Es ist kein Morgen wie jeder andere. Weil ein Platz leer bleibt. Für immer. Nach dem Absturz eines Flugzeugs im Iran mit zwei Kindern aus Werl hatten die Norbertschule und die Kita Werl-Nord an der Droste-Hülshoff-Straße am Freitagmorgen die schwierige Aufgabe, das Thema Tod und Trauer mit den Mitschülern und den Kita-Kindern aufzuarbeiten.

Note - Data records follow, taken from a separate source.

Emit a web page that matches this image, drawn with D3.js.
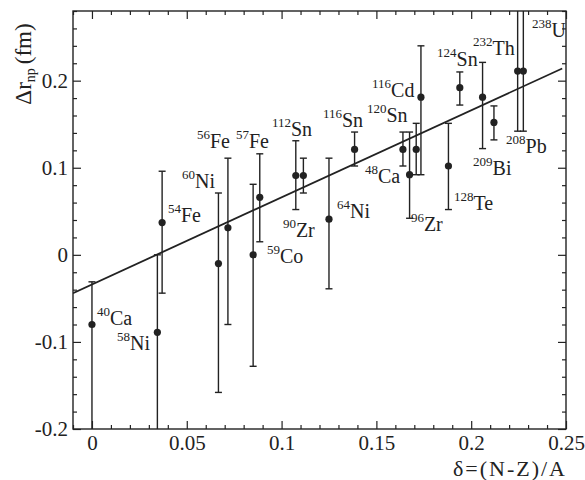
<!DOCTYPE html>
<html lang="en">
<head>
    <meta charset="UTF-8">
    <title>Neutron skin vs asymmetry</title>
    <script src="https://d3js.org/d3.v7.min.js"></script>
    <style>
        body { margin: 0; background: #fff; }
        svg text { font-family: "Liberation Serif", "Times New Roman", Times, "DejaVu Serif", serif; }
        .axis path { display: none; }
        .axis line { stroke: #222; stroke-width: 1.2; }
        .axis text { font-size: 21px; fill: #222; }
        .bar { stroke: #222; stroke-width: 1.4; fill: none; }
        .iso { font-size: 20px; fill: #222; }
    </style>
</head>
<body>
    <svg width="585" height="480"></svg>
    <script>
        // data: delta = (N-Z)/A, skin thickness and error range (fm)
        const nuclei = ["40Ca", "58Ni", "54Fe", "60Ni", "56Fe", "59Co", "57Fe", "112Sn", "90Zr", "64Ni", "116Sn",
                        "120Sn", "96Zr", "48Ca", "116Cd", "128Te", "124Sn", "209Bi", "208Pb", "232Th", "238U"];
        const delta = [0, 0.0345, 0.037, 0.0667, 0.0717, 0.085, 0.0885, 0.1075, 0.1115, 0.125, 0.1385,
                       0.164, 0.1675, 0.171, 0.1735, 0.188, 0.194, 0.206, 0.212, 0.2245, 0.2275];
        const drnp = [-0.080, -0.089, 0.037, -0.010, 0.031, 0.000, 0.066, 0.091, 0.091, 0.041, 0.121,
                      0.121, 0.092, 0.121, 0.181, 0.102, 0.192, 0.181, 0.152, 0.211, 0.211];
        const errLow = [-0.30, -0.30, -0.044, -0.158, -0.080, -0.128, 0.015, 0.052, 0.071, -0.039, 0.102,
                        0.102, 0.042, 0.092, 0.092, 0.052, 0.172, 0.122, 0.132, 0.142, 0.142];
        const errHigh = [-0.031, 0.000, 0.096, 0.071, 0.111, 0.081, 0.116, 0.131, 0.111, 0.111, 0.141,
                         0.141, 0.141, 0.151, 0.240, 0.151, 0.210, 0.221, 0.171, 0.40, 0.40];

        // linear fit drawn through the points
        const fitIntercept = -0.034;
        const fitSlope = 1.0;
        const fitRange = [-0.01, 0.248];

        // isotope labels: mass number, symbol, anchor in data units
        const labelMass = ["40", "58", "54", "60", "56", "57", "112", "90", "59", "64", "116",
                           "48", "120", "116", "124", "96", "128", "209", "232", "238", "208"];
        const labelSym = ["Ca", "Ni", "Fe", "Ni", "Fe", "Fe", "Sn", "Zr", "Co", "Ni", "Sn",
                          "Ca", "Sn", "Cd", "Sn", "Zr", "Te", "Bi", "Th", "U", "Pb"];
        const labelX = [0.0026, 0.0132, 0.0401, 0.0475, 0.0554, 0.0759, 0.0949, 0.1007, 0.0923, 0.1292, 0.1218,
                        0.144, 0.145, 0.1477, 0.182, 0.1682, 0.1909, 0.201, 0.201, 0.2321, 0.2184];
        const labelY = [-0.0806, -0.109, 0.0377, 0.0767, 0.1226, 0.1226, 0.1364, 0.0204, -0.0094, 0.0423, 0.1468,
                        0.0825, 0.1525, 0.1812, 0.2168, 0.0273, 0.0514, 0.0916, 0.2294, 0.2501, 0.1169];

        const xTicks = [0, 0.05, 0.1, 0.15, 0.2, 0.25];
        const xTickLabels = ["0", "0.05", "0.1", "0.15", "0.2", "0.25"];
        const yTicks = [-0.2, -0.1, 0, 0.1, 0.2];
        const yTickLabels = ["-0.2", "-0.1", "0", "0.1", "0.2"];

        const svg = d3.select("svg");
        const margin = {top: 11, right: 19, bottom: 51, left: 73};
        const width = 585, height = 480;

        const x = d3.scaleLinear().domain([-0.01, 0.25]).range([margin.left, width - margin.right]);
        const y = d3.scaleLinear().domain([-0.2, 0.28]).range([height - margin.bottom, margin.top]);

        const points = delta.map((d, i) => ({name: nuclei[i], x: d, y: drnp[i], lo: errLow[i], hi: errHigh[i]}));

        svg.append("clipPath").attr("id", "plot")
            .append("rect")
            .attr("x", x(-0.01)).attr("y", y(0.28))
            .attr("width", x(0.25) - x(-0.01)).attr("height", y(-0.2) - y(0.28));

        // minor ticks
        const xMinor = d3.range(-0.01, 0.2501, 0.01).filter(v => !xTicks.some(t => Math.abs(t - v) < 1e-6));
        const yMinor = d3.range(-0.2, 0.2801, 0.02).filter(v => !yTicks.some(t => Math.abs(t - v) < 1e-6));

        const fmtX = (d, i) => xTickLabels[i];
        const fmtY = (d, i) => yTickLabels[i];

        function styleAxis(g) {
            g.attr("font-family", null).attr("font-size", null);
        }

        svg.append("g").attr("class", "axis")
            .attr("transform", `translate(0,${y(-0.2)})`)
            .call(d3.axisBottom(x).tickValues(xTicks).tickFormat(fmtX).tickSizeInner(-8).tickSizeOuter(0).tickPadding(6))
            .call(styleAxis);
        svg.append("g").attr("class", "axis")
            .attr("transform", `translate(0,${y(-0.2)})`)
            .call(d3.axisBottom(x).tickValues(xMinor).tickFormat("").tickSizeInner(-4).tickSizeOuter(0));
        svg.append("g").attr("class", "axis")
            .attr("transform", `translate(0,${y(0.28)})`)
            .call(d3.axisTop(x).tickValues(xTicks).tickFormat("").tickSizeInner(-8).tickSizeOuter(0));
        svg.append("g").attr("class", "axis")
            .attr("transform", `translate(0,${y(0.28)})`)
            .call(d3.axisTop(x).tickValues(xMinor).tickFormat("").tickSizeInner(-4).tickSizeOuter(0));

        svg.append("g").attr("class", "axis")
            .attr("transform", `translate(${x(-0.01)},0)`)
            .call(d3.axisLeft(y).tickValues(yTicks).tickFormat(fmtY).tickSizeInner(-8).tickSizeOuter(0).tickPadding(5))
            .call(styleAxis);
        svg.append("g").attr("class", "axis")
            .attr("transform", `translate(${x(-0.01)},0)`)
            .call(d3.axisLeft(y).tickValues(yMinor).tickFormat("").tickSizeInner(-4).tickSizeOuter(0));
        svg.append("g").attr("class", "axis")
            .attr("transform", `translate(${x(0.25)},0)`)
            .call(d3.axisRight(y).tickValues(yTicks).tickFormat("").tickSizeInner(-8).tickSizeOuter(0));
        svg.append("g").attr("class", "axis")
            .attr("transform", `translate(${x(0.25)},0)`)
            .call(d3.axisRight(y).tickValues(yMinor).tickFormat("").tickSizeInner(-4).tickSizeOuter(0));

        // frame
        svg.append("rect")
            .attr("x", x(-0.01)).attr("y", y(0.28))
            .attr("width", x(0.25) - x(-0.01)).attr("height", y(-0.2) - y(0.28))
            .attr("fill", "none").attr("stroke", "#222").attr("stroke-width", 1.4);

        const plot = svg.append("g").attr("clip-path", "url(#plot)");

        // fit line
        plot.append("path")
            .datum(fitRange.map(v => ({x: v, y: fitIntercept + fitSlope * v})))
            .attr("d", d3.line().x(d => x(d.x)).y(d => y(d.y)))
            .attr("fill", "none").attr("stroke", "#222").attr("stroke-width", 1.8);

        // error bars
        const cap = 3.5;
        const bars = plot.selectAll("g.err").data(points).enter().append("g").attr("class", "err");
        bars.append("line").attr("class", "bar")
            .attr("x1", d => x(d.x)).attr("x2", d => x(d.x))
            .attr("y1", d => y(d.lo)).attr("y2", d => y(d.hi));
        bars.append("line").attr("class", "bar")
            .attr("x1", d => x(d.x) - cap).attr("x2", d => x(d.x) + cap)
            .attr("y1", d => y(d.lo)).attr("y2", d => y(d.lo));
        bars.append("line").attr("class", "bar")
            .attr("x1", d => x(d.x) - cap).attr("x2", d => x(d.x) + cap)
            .attr("y1", d => y(d.hi)).attr("y2", d => y(d.hi));

        plot.selectAll("circle.pt").data(points).enter().append("circle")
            .attr("class", "pt")
            .attr("cx", d => x(d.x)).attr("cy", d => y(d.y))
            .attr("r", 3.6).attr("fill", "#222");

        // isotope labels
        const labels = labelMass.map((m, i) => ({mass: m, sym: labelSym[i], x: labelX[i], y: labelY[i]}));
        const lab = svg.selectAll("text.iso").data(labels).enter().append("text")
            .attr("class", "iso")
            .attr("x", d => x(d.x)).attr("y", d => y(d.y));
        lab.append("tspan").attr("font-size", 13).attr("dy", -9).text(d => d.mass);
        lab.append("tspan").attr("dy", 9).text(d => d.sym);

        // axis titles
        svg.append("text")
            .attr("x", x(0.25) + 1).attr("y", 476)
            .attr("text-anchor", "end")
            .attr("font-size", 22).attr("letter-spacing", 2).attr("fill", "#222")
            .text("δ=(N-Z)/A");

        const yt = svg.append("text")
            .attr("transform", "translate(31,64) rotate(-90)")
            .attr("text-anchor", "middle")
            .attr("font-size", 23).attr("fill", "#222");
        yt.append("tspan").text("Δr");
        yt.append("tspan").attr("font-size", 14).attr("dy", 4).text("np");
        yt.append("tspan").attr("dy", -4).attr("dx", 4).text("(fm)");
    </script>
</body>
</html>
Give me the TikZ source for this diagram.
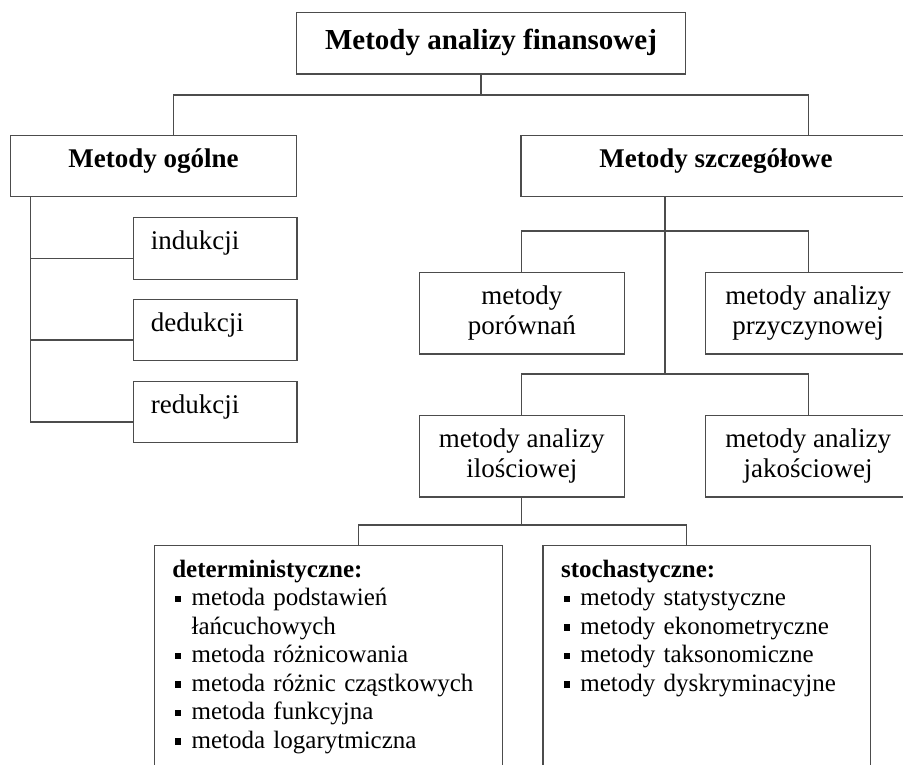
\documentclass[tikz,border=0pt]{standalone}
\usepackage{fontspec}
\setmainfont{Liberation Serif}
\newcommand{\pkt}{\hspace*{2.5pt}\makebox[16.8pt][l]{\rule[3.8pt]{6.5pt}{6.5pt}}}
\begin{document}
\begin{tikzpicture}[x=1pt,y=-1pt,
  rama/.style={draw=black!70,line width=1.3pt,inner sep=0pt},
  linia/.style={draw=black!70,line width=1.3pt},
  naglowek/.style={rama,font=\fontsize{27}{30}\selectfont\bfseries,minimum height=61pt,text height=32pt,text depth=29pt},
  maly/.style={rama,font=\fontsize{27}{30}\selectfont,text width=128.3pt,inner xsep=17.7pt,align=left,text height=32pt,text depth=29.5pt},
  sredni/.style={rama,font=\fontsize{27}{30}\selectfont,minimum width=205pt,minimum height=81.7pt,align=center},
  lista/.style={rama,font=\fontsize{25}{28.5}\selectfont,text width=312pt,inner xsep=18pt,align=left,text height=31.7pt,text depth=223.3pt,anchor=north west}]
\useasboundingbox (0,0) rectangle (903,765);
\clip (0,0) rectangle (903,765);
% gora
\node[rama,font=\fontsize{29}{32}\selectfont\bfseries,minimum width=388.8pt,text height=37.5pt,text depth=24.2pt] (tytul) at (491,43.2) {Metody analizy finansowej};
\node[naglowek,minimum width=286.3pt] (ogolne) at (153.5,166.2) {Metody ogólne};
\node[naglowek,minimum width=390pt] (szczeg) at (716,166.2) {Metody szczegółowe};
\coordinate (w1) at (481,95);
\draw[linia] ([xshift=-10pt]tytul.south) -- (w1);
\draw[linia] ([xshift=19.8pt]ogolne.north) |- (w1) -| ([xshift=92.3pt]szczeg.north);
% metody ogolne
\foreach \n/\t/\y in {ind/indukcji/248.5,ded/dedukcji/329.9,red/redukcji/411.9}{\node[maly] (\n) at (215,\y) {\t};
\draw[linia] ([yshift=-10pt]\n.west) -| ([xshift=-122.8pt]ogolne.south);}
% metody szczegolowe
\node[sredni] (porown) at (521.8,313.2) {metody\\porównań};
\node[sredni] (przycz) at (808.2,313.2) {metody analizy\\przyczynowej};
\node[sredni] (ilosc) at (521.8,456) {metody analizy\\ilościowej};
\node[sredni] (jakosc) at (808.2,456) {metody analizy\\jakościowej};
\coordinate (w2) at (665,231);
\coordinate (w3) at (665,374);
\draw[linia] ([xshift=-51pt]szczeg.south) -- (w3);
\draw[linia] (porown.north) |- (w2) -| (przycz.north);
\draw[linia] (ilosc.north) |- (w3) -| (jakosc.north);
% dol
\node[lista] (determ) at (153.6,545) {\textbf{deterministyczne:}\\
\pkt metoda podstawień\\\hspace*{19.3pt}łańcuchowych\\
\pkt metoda różnicowania\\\pkt metoda różnic cząstkowych\\
\pkt metoda funkcyjna\\\pkt metoda logarytmiczna};
\node[lista,text width=291.6pt] (stoch) at (542.4,545) {\textbf{stochastyczne:}\\
\pkt metody statystyczne\\\pkt metody ekonometryczne\\
\pkt metody taksonomiczne\\\pkt metody dyskryminacyjne};
\coordinate (w4) at ([yshift=-27.6pt]ilosc.south);
\draw[linia] (ilosc.south) -- (w4);
\draw[linia] ([xshift=30.4pt]determ.north) |- (w4) -| ([xshift=-20.2pt]stoch.north);
\end{tikzpicture}
\end{document}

Werl – Wie vermittelt man Kindern, dass da jemand aus ihrer Mitte gerissen worden ist und nicht wiederkommt? Wie verschafft man der Trauer Raum? „Behutsam“, sagt Marc Weise, stellvertretender Leiter der Kita Werl-Nord, nachdem die Nachricht vom Tod einer Werler Familie beim Flugzeugabsturz im Iran am Donnerstag für große Betroffenheit gesorgt hat.

Unmittelbar hat die Einrichtung im Werler Norden, die der fünfjährige Junge besuchte, „Tod und Trauer“ zum Thema gemacht. Zunächst allerdings ohne den konkreten Verlust anzusprechen. Das soll erst später kommen, wenn die Kinder Fragen stellen, wenn sie mitbekommen, was da passiert ist. 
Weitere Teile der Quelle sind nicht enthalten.